* REQUIRED TASK *
Print the records below exactly, starting at the first line and stopping after the line that contains "import matplotlib.pyplot as plt". Leave out any pictures.
━━━ EXTRACTED INFORMATION ━━━
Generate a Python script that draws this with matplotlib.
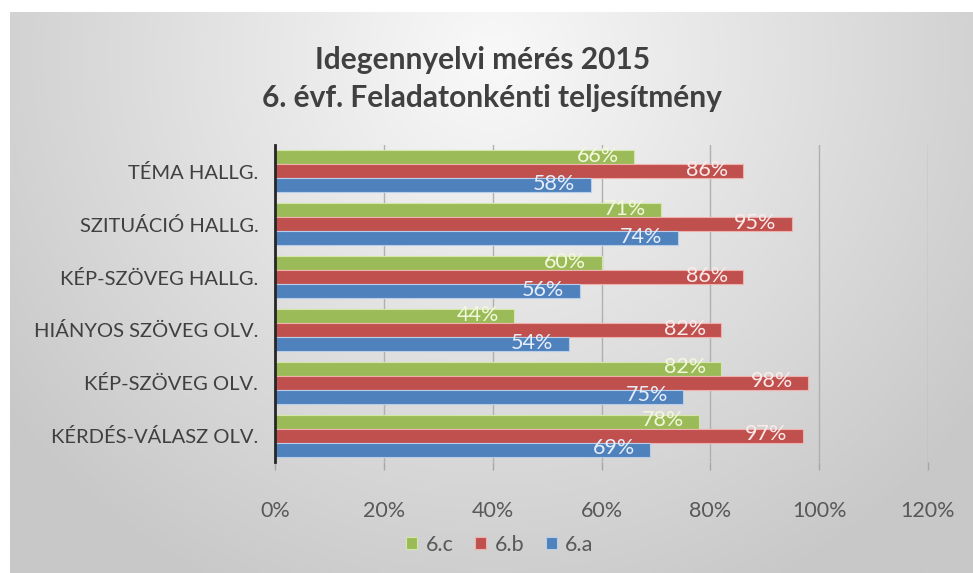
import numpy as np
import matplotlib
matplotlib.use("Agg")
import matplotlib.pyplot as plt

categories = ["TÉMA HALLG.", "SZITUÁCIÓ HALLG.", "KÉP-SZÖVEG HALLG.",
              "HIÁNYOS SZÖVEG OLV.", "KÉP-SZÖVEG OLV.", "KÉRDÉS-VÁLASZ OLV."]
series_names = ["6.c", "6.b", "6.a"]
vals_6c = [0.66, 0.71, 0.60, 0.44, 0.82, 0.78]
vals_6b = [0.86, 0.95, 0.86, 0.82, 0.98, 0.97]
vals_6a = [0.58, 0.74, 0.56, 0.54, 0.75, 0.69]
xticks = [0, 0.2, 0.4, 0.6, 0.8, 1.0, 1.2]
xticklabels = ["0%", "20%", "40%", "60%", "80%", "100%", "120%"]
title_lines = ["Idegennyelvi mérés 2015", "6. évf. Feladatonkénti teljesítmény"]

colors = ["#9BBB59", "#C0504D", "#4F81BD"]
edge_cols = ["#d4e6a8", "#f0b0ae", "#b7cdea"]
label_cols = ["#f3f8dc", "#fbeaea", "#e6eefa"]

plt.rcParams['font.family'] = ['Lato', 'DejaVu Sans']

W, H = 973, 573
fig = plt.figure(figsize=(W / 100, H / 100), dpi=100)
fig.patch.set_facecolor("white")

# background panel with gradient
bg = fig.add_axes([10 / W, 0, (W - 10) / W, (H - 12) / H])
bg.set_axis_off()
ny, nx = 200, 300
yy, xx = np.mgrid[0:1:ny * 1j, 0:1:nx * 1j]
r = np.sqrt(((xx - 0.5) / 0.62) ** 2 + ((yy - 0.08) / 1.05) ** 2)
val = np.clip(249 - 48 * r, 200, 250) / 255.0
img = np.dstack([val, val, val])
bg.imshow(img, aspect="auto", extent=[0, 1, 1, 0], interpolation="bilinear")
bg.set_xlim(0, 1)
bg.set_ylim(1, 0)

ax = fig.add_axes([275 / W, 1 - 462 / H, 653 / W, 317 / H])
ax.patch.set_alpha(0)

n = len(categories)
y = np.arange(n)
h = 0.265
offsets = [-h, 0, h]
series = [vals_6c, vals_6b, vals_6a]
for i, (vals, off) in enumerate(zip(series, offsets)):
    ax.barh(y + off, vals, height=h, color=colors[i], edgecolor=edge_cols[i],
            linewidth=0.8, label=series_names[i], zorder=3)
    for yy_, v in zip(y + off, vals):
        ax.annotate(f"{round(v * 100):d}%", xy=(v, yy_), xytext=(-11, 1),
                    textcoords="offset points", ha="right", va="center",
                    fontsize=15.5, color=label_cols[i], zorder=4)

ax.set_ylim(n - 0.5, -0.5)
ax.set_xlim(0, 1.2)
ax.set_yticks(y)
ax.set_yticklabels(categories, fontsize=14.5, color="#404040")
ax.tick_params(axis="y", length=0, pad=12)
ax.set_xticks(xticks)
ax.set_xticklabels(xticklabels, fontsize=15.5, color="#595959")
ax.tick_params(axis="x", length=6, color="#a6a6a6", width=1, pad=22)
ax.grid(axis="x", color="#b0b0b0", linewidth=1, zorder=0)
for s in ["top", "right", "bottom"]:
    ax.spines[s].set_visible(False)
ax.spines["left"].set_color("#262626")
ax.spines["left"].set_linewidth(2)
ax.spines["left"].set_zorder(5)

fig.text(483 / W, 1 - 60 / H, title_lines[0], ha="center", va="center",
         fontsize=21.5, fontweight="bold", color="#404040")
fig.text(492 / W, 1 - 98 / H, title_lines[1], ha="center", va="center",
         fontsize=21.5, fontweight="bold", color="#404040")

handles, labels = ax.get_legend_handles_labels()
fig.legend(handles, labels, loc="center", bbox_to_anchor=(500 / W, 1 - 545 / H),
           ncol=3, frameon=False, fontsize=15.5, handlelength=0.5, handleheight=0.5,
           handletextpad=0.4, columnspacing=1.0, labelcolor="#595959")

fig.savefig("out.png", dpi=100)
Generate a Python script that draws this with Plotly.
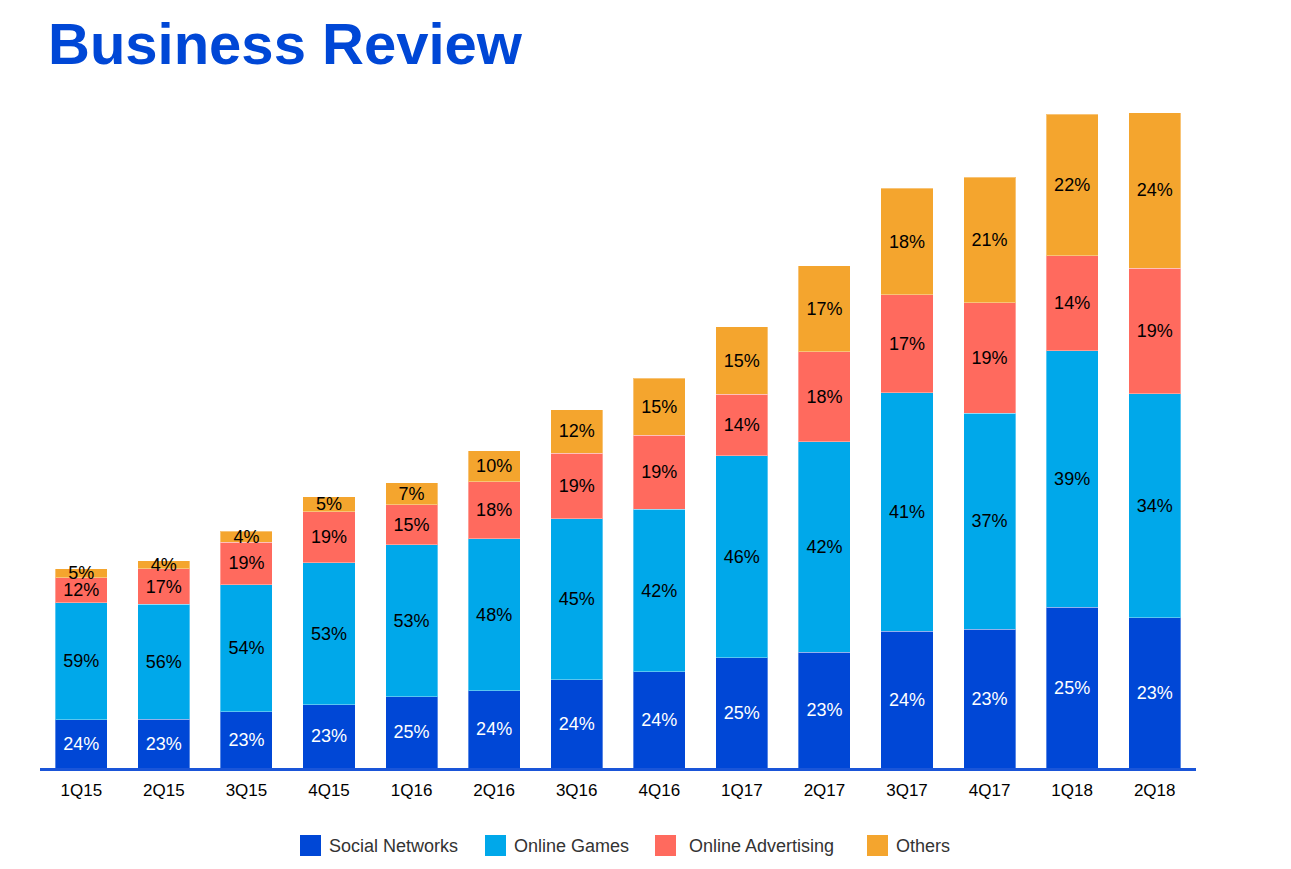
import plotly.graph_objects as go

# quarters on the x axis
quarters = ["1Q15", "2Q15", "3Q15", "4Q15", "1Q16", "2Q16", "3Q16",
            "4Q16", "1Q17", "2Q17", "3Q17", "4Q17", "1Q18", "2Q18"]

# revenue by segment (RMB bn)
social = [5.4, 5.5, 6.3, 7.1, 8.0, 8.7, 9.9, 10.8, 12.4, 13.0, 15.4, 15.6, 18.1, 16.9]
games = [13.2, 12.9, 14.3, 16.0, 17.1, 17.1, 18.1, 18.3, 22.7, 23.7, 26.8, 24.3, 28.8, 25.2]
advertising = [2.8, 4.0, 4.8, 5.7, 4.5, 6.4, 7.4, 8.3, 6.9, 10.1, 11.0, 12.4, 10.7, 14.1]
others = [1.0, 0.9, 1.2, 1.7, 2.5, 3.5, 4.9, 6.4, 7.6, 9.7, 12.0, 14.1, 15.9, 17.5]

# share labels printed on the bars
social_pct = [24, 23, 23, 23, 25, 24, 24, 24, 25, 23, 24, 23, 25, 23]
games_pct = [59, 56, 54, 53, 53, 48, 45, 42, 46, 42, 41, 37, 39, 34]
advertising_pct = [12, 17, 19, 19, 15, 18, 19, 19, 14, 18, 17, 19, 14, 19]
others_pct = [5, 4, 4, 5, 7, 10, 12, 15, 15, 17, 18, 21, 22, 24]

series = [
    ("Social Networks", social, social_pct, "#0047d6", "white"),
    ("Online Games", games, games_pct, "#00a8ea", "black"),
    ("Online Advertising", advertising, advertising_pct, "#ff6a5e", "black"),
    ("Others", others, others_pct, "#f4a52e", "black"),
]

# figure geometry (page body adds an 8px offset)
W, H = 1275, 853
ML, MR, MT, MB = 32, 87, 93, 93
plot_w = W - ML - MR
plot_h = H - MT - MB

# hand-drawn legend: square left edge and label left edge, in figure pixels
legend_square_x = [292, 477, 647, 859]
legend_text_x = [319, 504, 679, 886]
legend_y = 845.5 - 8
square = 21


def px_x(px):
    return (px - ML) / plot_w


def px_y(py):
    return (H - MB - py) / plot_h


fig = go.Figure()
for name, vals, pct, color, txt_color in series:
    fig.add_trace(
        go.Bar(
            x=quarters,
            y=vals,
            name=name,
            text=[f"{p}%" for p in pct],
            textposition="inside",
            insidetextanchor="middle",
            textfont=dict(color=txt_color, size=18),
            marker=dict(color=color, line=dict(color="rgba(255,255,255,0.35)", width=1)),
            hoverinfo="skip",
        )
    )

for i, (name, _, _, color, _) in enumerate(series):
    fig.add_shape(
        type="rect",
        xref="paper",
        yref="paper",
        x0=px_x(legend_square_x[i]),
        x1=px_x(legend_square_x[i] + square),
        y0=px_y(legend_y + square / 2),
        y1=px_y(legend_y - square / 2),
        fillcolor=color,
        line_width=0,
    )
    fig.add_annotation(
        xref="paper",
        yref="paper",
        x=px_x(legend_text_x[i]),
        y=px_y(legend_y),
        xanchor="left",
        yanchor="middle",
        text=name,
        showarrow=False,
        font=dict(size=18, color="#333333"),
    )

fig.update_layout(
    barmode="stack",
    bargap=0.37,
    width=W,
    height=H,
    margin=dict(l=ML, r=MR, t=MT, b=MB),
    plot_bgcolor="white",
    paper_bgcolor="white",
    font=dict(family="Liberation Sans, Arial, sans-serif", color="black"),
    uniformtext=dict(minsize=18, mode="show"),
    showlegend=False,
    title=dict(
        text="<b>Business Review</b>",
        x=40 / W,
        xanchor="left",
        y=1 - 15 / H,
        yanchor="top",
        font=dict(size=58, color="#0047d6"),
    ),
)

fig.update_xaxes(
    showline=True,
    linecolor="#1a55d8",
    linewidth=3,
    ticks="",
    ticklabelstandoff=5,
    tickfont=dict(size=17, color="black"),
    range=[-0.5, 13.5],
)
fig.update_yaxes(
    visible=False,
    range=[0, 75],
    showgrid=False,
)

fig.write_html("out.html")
━━━
* ANSWER *
Generate a Python script that draws this with matplotlib.
import numpy as np
import matplotlib
matplotlib.use("Agg")
import matplotlib.pyplot as plt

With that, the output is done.